Starting at the first line of the data below, write out each line exactly until you reach the line containing "70, 80, 90];", and include that line too.

Data segment -
----
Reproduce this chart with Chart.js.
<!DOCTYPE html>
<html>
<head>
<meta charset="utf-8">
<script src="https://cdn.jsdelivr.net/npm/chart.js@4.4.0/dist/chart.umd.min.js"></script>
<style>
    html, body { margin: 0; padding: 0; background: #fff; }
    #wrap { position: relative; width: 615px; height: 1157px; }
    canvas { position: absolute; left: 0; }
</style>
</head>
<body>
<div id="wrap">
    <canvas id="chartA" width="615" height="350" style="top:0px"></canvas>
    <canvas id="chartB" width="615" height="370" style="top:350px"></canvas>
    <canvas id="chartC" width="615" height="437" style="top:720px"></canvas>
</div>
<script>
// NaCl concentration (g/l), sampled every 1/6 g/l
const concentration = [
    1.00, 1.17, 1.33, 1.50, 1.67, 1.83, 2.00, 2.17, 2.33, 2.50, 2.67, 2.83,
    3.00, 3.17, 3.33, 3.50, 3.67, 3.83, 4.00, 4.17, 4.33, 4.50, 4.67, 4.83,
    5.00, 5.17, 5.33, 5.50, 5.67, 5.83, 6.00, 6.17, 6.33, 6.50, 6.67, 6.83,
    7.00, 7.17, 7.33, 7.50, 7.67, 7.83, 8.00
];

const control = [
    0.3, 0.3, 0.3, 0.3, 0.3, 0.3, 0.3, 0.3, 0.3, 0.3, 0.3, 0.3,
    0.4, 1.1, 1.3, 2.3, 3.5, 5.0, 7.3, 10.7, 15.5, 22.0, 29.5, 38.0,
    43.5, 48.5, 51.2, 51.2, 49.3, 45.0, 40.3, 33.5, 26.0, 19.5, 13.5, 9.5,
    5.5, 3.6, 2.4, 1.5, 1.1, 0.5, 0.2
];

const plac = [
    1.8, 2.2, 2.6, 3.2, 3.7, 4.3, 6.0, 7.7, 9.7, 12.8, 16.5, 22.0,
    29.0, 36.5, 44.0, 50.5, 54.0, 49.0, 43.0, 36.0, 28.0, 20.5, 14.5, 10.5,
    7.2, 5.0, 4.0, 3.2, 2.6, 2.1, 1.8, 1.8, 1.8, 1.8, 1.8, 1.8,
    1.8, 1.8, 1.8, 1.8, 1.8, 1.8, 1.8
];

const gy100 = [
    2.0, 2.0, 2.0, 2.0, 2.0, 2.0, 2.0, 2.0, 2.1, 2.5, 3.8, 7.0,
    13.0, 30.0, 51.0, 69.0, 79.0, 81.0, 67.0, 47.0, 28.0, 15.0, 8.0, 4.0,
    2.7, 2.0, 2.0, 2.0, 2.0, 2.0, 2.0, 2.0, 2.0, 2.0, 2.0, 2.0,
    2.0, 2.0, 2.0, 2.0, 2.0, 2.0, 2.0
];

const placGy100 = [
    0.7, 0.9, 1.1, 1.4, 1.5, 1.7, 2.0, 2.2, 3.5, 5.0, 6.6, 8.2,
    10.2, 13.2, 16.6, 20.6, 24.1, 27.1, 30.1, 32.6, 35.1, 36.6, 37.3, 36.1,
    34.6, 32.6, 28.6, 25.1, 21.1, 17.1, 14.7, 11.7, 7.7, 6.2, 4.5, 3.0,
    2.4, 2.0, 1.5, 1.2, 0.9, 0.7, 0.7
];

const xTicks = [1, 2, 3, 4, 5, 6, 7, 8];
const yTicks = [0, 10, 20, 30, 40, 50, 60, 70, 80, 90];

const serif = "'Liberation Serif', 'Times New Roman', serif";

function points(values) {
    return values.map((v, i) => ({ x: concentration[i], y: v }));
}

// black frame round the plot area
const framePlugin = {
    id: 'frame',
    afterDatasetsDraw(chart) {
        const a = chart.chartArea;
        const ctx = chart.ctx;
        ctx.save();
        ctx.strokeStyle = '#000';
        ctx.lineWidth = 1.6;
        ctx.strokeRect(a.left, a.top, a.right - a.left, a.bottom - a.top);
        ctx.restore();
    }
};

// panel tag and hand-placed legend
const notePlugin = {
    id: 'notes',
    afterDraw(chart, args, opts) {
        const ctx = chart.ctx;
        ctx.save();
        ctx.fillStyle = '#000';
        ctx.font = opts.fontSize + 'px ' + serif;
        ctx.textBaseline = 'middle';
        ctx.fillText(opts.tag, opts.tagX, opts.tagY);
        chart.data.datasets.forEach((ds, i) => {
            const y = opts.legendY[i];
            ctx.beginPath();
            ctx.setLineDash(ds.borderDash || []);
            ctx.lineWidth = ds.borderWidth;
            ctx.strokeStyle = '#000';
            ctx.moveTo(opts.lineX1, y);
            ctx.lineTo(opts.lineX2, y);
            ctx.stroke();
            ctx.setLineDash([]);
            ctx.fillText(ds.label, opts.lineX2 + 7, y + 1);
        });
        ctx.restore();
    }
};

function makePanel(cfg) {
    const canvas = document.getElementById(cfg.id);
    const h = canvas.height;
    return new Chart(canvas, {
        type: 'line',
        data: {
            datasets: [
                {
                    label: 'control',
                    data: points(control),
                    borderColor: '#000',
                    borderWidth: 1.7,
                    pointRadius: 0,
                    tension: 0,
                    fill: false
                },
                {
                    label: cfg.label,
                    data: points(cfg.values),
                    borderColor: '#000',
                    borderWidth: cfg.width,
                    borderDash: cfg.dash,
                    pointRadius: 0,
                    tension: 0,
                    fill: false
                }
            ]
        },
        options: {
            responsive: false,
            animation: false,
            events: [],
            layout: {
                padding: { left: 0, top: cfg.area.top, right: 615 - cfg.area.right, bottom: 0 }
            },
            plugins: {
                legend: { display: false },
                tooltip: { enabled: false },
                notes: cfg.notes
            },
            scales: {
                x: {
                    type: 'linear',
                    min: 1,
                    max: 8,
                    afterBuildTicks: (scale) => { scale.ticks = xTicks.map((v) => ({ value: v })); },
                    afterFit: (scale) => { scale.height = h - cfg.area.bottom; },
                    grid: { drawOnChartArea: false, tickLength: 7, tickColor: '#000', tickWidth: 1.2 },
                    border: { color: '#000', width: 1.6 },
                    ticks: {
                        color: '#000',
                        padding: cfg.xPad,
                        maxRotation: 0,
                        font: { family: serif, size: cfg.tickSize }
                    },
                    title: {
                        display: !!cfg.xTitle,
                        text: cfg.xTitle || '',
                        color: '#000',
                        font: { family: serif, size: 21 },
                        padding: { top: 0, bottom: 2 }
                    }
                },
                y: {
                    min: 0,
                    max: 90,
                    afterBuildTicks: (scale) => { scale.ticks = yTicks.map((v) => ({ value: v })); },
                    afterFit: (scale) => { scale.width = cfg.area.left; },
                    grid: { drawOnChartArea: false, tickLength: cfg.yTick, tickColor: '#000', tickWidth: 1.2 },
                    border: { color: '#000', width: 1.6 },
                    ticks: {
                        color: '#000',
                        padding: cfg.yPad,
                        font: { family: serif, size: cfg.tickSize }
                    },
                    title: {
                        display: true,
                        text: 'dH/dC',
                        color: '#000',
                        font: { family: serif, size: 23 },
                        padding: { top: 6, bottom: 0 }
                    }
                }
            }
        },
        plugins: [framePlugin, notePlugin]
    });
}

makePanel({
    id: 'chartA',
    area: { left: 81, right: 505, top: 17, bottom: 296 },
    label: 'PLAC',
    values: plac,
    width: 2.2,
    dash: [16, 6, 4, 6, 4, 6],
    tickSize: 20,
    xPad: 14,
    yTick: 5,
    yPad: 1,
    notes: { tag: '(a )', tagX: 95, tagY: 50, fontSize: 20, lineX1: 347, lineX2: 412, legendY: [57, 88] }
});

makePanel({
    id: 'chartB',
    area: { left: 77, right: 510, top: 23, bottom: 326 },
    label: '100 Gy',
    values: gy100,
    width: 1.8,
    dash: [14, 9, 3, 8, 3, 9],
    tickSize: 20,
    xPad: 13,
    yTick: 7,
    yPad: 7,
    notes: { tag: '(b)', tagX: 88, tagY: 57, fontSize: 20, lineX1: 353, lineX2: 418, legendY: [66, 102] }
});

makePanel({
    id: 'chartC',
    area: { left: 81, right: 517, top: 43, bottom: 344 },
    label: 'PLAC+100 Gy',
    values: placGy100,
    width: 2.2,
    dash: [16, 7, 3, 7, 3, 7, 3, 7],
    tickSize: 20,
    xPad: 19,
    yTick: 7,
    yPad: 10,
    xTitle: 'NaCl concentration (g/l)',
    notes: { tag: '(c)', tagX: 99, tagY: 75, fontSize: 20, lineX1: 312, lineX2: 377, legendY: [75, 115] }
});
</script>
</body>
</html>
----
Exercise solution -
Reproduce this chart with Chart.js.
<!DOCTYPE html>
<html>
<head>
<meta charset="utf-8">
<script src="https://cdn.jsdelivr.net/npm/chart.js@4.4.0/dist/chart.umd.min.js"></script>
<style>
    html, body { margin: 0; padding: 0; background: #fff; }
    #wrap { position: relative; width: 615px; height: 1157px; }
    canvas { position: absolute; left: 0; }
</style>
</head>
<body>
<div id="wrap">
    <canvas id="chartA" width="615" height="350" style="top:0px"></canvas>
    <canvas id="chartB" width="615" height="370" style="top:350px"></canvas>
    <canvas id="chartC" width="615" height="437" style="top:720px"></canvas>
</div>
<script>
// NaCl concentration (g/l), sampled every 1/6 g/l
const concentration = [
    1.00, 1.17, 1.33, 1.50, 1.67, 1.83, 2.00, 2.17, 2.33, 2.50, 2.67, 2.83,
    3.00, 3.17, 3.33, 3.50, 3.67, 3.83, 4.00, 4.17, 4.33, 4.50, 4.67, 4.83,
    5.00, 5.17, 5.33, 5.50, 5.67, 5.83, 6.00, 6.17, 6.33, 6.50, 6.67, 6.83,
    7.00, 7.17, 7.33, 7.50, 7.67, 7.83, 8.00
];

const control = [
    0.3, 0.3, 0.3, 0.3, 0.3, 0.3, 0.3, 0.3, 0.3, 0.3, 0.3, 0.3,
    0.4, 1.1, 1.3, 2.3, 3.5, 5.0, 7.3, 10.7, 15.5, 22.0, 29.5, 38.0,
    43.5, 48.5, 51.2, 51.2, 49.3, 45.0, 40.3, 33.5, 26.0, 19.5, 13.5, 9.5,
    5.5, 3.6, 2.4, 1.5, 1.1, 0.5, 0.2
];

const plac = [
    1.8, 2.2, 2.6, 3.2, 3.7, 4.3, 6.0, 7.7, 9.7, 12.8, 16.5, 22.0,
    29.0, 36.5, 44.0, 50.5, 54.0, 49.0, 43.0, 36.0, 28.0, 20.5, 14.5, 10.5,
    7.2, 5.0, 4.0, 3.2, 2.6, 2.1, 1.8, 1.8, 1.8, 1.8, 1.8, 1.8,
    1.8, 1.8, 1.8, 1.8, 1.8, 1.8, 1.8
];

const gy100 = [
    2.0, 2.0, 2.0, 2.0, 2.0, 2.0, 2.0, 2.0, 2.1, 2.5, 3.8, 7.0,
    13.0, 30.0, 51.0, 69.0, 79.0, 81.0, 67.0, 47.0, 28.0, 15.0, 8.0, 4.0,
    2.7, 2.0, 2.0, 2.0, 2.0, 2.0, 2.0, 2.0, 2.0, 2.0, 2.0, 2.0,
    2.0, 2.0, 2.0, 2.0, 2.0, 2.0, 2.0
];

const placGy100 = [
    0.7, 0.9, 1.1, 1.4, 1.5, 1.7, 2.0, 2.2, 3.5, 5.0, 6.6, 8.2,
    10.2, 13.2, 16.6, 20.6, 24.1, 27.1, 30.1, 32.6, 35.1, 36.6, 37.3, 36.1,
    34.6, 32.6, 28.6, 25.1, 21.1, 17.1, 14.7, 11.7, 7.7, 6.2, 4.5, 3.0,
    2.4, 2.0, 1.5, 1.2, 0.9, 0.7, 0.7
];

const xTicks = [1, 2, 3, 4, 5, 6, 7, 8];
const yTicks = [0, 10, 20, 30, 40, 50, 60, 70, 80, 90];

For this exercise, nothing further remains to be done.